"This pasta," Mario Batali says, "always propels me into fall." You can substitute pumpkin or hubbard squash—whichever looks more beautiful at your market—for the butternut. "Cook the squash until it's soft but not falling apart—you don't want al dente squash, but you don't want mush either," Batali says.
Plus: Pasta Recipes and Tips
1/4 cup plus 2 tablespoons extra-virgin olive oil
6 large garlic cloves, thinly sliced
1 large red onion, thinly sliced
2 teaspoons crushed red pepper
2 pounds butternut squash—peeled, seeded and cut into 1/2-inch cubes
1 tablespoon finely chopped thyme
Salt and freshly ground pepper
1 1/2 pounds cavatelli or small shells
3/4 cup freshly grated caciocavallo, pecorino or Parmesan cheese, plus more for serving
How to Make It
Bring a large pot of salted water to a boil. In a large, deep skillet, heat the olive oil. Add the garlic, onion and crushed red pepper and cook over moderately high heat, stirring occasionally, until the garlic and onion are softened, about 5 minutes. Add the squash and thyme, season with salt and pepper and cook for 5 minutes, stirring occasionally. Cover and cook over moderately low heat, stirring occasionally, until the squash is tender, about 5 minutes.

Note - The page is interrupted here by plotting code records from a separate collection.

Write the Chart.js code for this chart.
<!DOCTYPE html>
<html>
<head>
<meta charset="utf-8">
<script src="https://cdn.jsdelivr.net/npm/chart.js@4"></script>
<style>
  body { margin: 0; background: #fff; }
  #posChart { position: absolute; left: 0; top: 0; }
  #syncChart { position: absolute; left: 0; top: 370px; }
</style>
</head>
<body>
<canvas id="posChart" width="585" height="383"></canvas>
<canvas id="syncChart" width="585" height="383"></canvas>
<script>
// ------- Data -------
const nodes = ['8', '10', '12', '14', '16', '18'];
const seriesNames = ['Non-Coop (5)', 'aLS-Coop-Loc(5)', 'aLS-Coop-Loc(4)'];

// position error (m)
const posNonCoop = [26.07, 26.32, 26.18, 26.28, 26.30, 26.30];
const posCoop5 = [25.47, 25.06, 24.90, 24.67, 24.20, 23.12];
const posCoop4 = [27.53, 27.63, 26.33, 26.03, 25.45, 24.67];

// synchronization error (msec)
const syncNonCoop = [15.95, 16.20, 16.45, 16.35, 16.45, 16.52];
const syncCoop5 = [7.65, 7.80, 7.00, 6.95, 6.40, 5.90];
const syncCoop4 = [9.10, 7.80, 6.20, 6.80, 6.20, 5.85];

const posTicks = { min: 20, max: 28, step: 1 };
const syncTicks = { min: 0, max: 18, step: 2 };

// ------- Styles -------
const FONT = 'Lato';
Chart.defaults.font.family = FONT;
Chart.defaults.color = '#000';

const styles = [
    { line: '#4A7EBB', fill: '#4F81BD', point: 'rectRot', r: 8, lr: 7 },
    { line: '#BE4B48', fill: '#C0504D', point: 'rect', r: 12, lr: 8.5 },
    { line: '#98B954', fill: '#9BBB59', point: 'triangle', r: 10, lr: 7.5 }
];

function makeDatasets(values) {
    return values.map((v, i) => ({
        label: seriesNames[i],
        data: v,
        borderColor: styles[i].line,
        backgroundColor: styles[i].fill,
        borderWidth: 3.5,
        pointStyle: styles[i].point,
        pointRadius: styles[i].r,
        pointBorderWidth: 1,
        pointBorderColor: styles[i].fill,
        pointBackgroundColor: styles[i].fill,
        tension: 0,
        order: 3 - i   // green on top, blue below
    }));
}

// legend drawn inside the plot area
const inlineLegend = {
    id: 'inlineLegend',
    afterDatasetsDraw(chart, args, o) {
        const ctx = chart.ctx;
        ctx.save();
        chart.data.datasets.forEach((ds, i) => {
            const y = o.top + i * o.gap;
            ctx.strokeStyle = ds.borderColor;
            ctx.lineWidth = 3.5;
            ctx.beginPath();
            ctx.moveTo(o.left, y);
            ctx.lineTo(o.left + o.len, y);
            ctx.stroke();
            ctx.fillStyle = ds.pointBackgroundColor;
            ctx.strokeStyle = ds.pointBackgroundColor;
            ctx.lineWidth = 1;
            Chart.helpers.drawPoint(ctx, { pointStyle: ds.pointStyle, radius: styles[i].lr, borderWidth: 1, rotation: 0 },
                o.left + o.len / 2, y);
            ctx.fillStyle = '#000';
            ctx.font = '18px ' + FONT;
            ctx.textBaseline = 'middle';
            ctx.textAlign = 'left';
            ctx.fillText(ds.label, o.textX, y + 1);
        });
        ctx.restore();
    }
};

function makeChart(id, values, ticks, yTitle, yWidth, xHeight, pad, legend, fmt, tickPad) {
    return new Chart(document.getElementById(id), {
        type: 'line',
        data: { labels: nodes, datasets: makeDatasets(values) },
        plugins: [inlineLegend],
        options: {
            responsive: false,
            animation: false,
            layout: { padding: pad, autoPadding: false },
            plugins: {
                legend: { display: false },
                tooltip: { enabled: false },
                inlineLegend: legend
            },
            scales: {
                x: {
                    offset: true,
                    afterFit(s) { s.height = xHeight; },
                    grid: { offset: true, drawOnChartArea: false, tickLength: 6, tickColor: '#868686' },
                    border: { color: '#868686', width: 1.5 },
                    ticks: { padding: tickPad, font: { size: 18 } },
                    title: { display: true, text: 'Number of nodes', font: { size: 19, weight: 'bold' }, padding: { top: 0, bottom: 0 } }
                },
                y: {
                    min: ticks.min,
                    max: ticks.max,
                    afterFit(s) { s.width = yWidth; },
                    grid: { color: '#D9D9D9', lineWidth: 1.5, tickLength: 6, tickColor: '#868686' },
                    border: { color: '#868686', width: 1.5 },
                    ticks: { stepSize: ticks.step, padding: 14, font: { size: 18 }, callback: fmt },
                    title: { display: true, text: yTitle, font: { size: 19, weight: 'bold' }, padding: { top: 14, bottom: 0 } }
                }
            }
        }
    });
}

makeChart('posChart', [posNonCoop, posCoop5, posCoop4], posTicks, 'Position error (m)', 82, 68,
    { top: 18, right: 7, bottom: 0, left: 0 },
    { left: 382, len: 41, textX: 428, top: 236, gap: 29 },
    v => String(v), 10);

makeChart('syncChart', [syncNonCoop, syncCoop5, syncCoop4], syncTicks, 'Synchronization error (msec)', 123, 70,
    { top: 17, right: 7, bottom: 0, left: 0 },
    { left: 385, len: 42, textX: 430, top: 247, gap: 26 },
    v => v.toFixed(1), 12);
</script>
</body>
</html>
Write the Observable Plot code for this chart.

Meanwhile, add the cavatelli to the boiling water and cook until al dente. Drain, reserving 1 cup of the pasta cooking water. Add the cavatelli to the squash mixture in the skillet, then stir in 1/2 cup of the pasta cooking water and toss gently to combine. Add the 3/4 cup of caciocavallo, season with salt and pepper and stir gently; add a little more pasta water if necessary. Serve the pasta right away, passing more cheese at the table.
Joe Bastianich recommends a simple, fruity Sangiovese here, which pairs well with the sweet sautéed squash.